I, and others have voiced a fair amount of concern about not only what the FCC is doing with it’s new tactic of huge fines, but why it’s being done with very little substantive guidance. Even two of the five commissioners at the FCC don’t seem to agree, or to get what the agency is supposed to be accomplishing with their new fundraising campaign. With lack of leadership from the FCC, the WLAN community is left to speculate about what they could be thinking in DC. Here are a couple of theories to ponder:

  • What if the FCC really is clueless about how important Wi-FI has become to businesses of all types? What if, while we as IT organizations have been doing our best to write and enforce good WLAN policy, and have bought WLAN tools that help us to enforce those policies for the greatest number of people on our premises that rely on Wi-Fi, the FCC in it’s ivory tower was oblivious to it all for the last 15 years? What if an out-of-touch FCC is thinking one thing, while the rest of the WLAN community is basically thinking something else?  It might explain the rush to crank out big fines for what amounts to the same policy that private WLAN environments have been enforcing for the last 15 years. Because the hotels were charging big fees, they have cast the whole thing in a stinky light (and deserve to be called out on it), but the issues for the rest of us are made murky because of the FCC’s Mi-Fi related hits on the hotels and convention centers. It would seem that we all need help (that the FCC has no interest in providing) in:
    • Re-writing our business policies to accommodate Mi-Fi while still preserving our own business continuity
    • Understanding whether the hotels were only in trouble because they were trying to charge (what everyone seems to agree was too much) for their own Wi-Fi (it sure reads that way at times)

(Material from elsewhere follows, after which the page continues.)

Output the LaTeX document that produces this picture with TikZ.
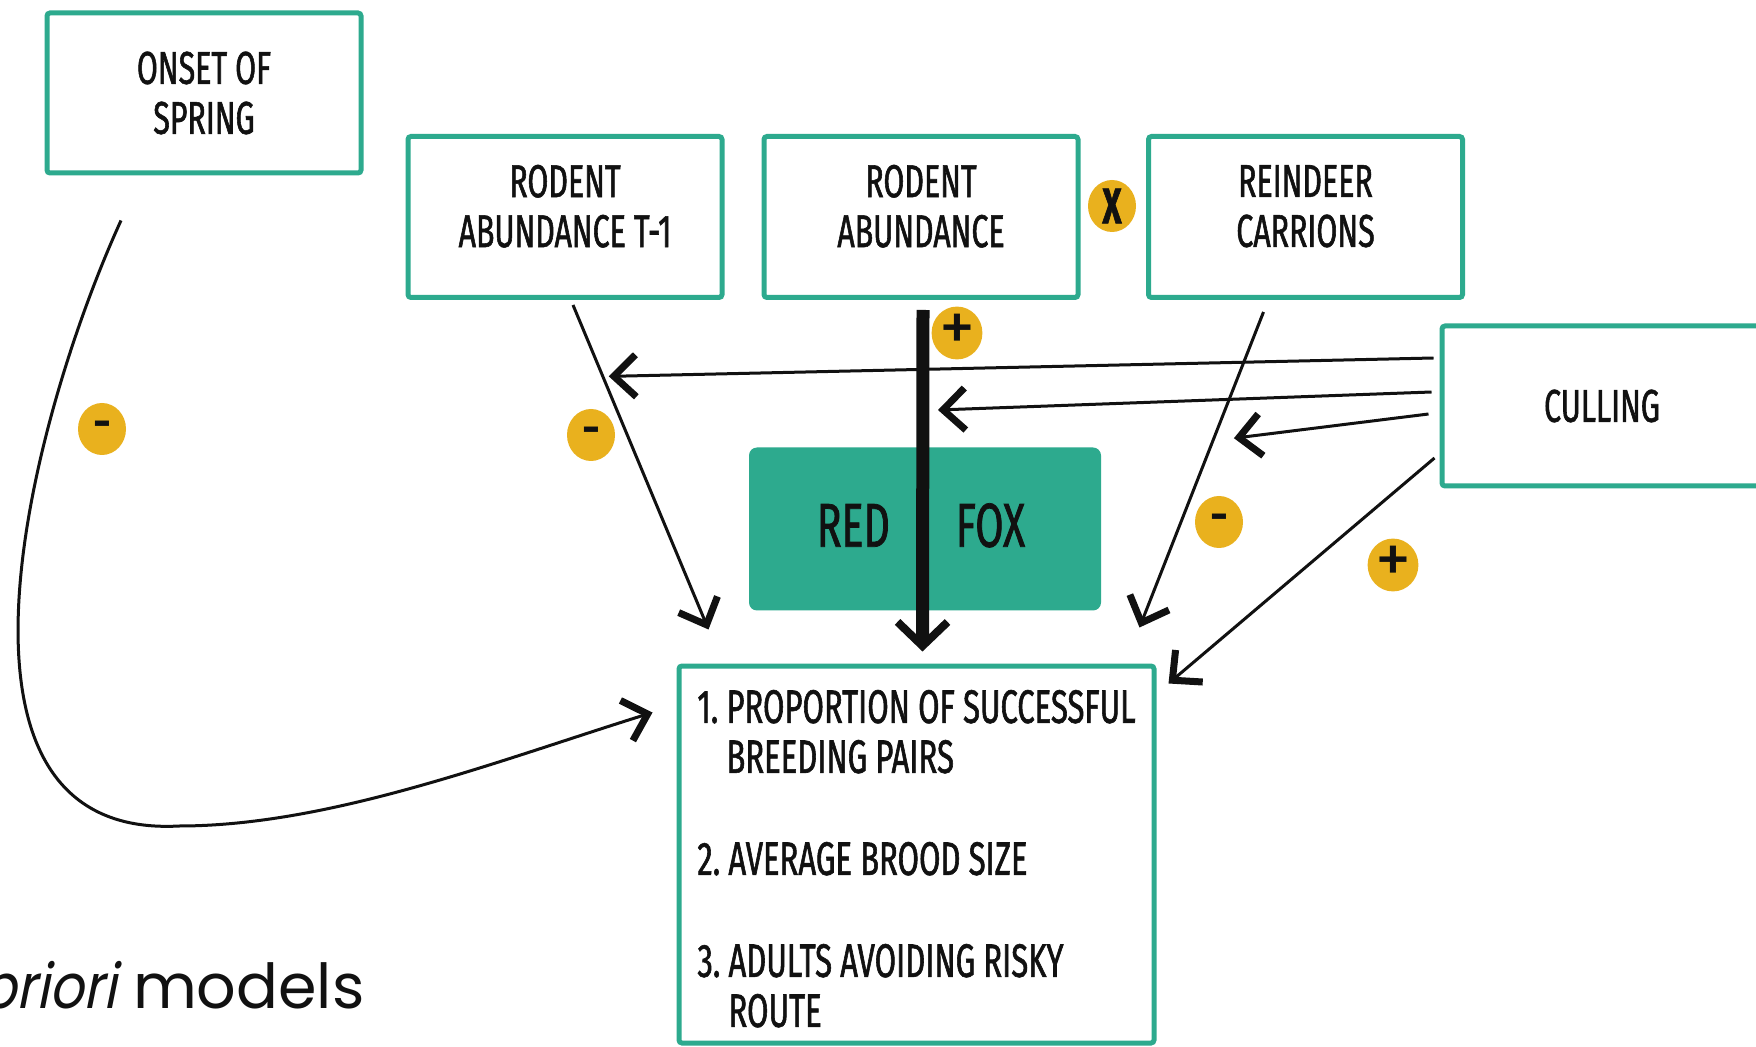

    • Or coming to grips with- if it’s what the FCC is saying- Mi-F- must be accommodated everywhere under all circumstances regardless of collateral damage from it’s interference
  • What if the FCC is just using these headline-grabbing fat fines to sew paranoia as a way to augment their enforcement capabilities as they reduce field offices and employee head-count? Uncertainty and paranoia can certainly be force-multipliers when you have the ability to name your price when handing out fines, and the bigger the fine the harder the impact of the tactic. The new-found interest in taking issue with practices that many companies have had written into their IT policies since Wireless Day 1 times out nicely with the cutting back of FCC field offices. It’s just a thought…

My personal sympathies are absolutely with those users who didn’t want to pay what the convention centers were asking for Wi-Fi. But there is so much more to the whole picture than that, and it needs to be talked about.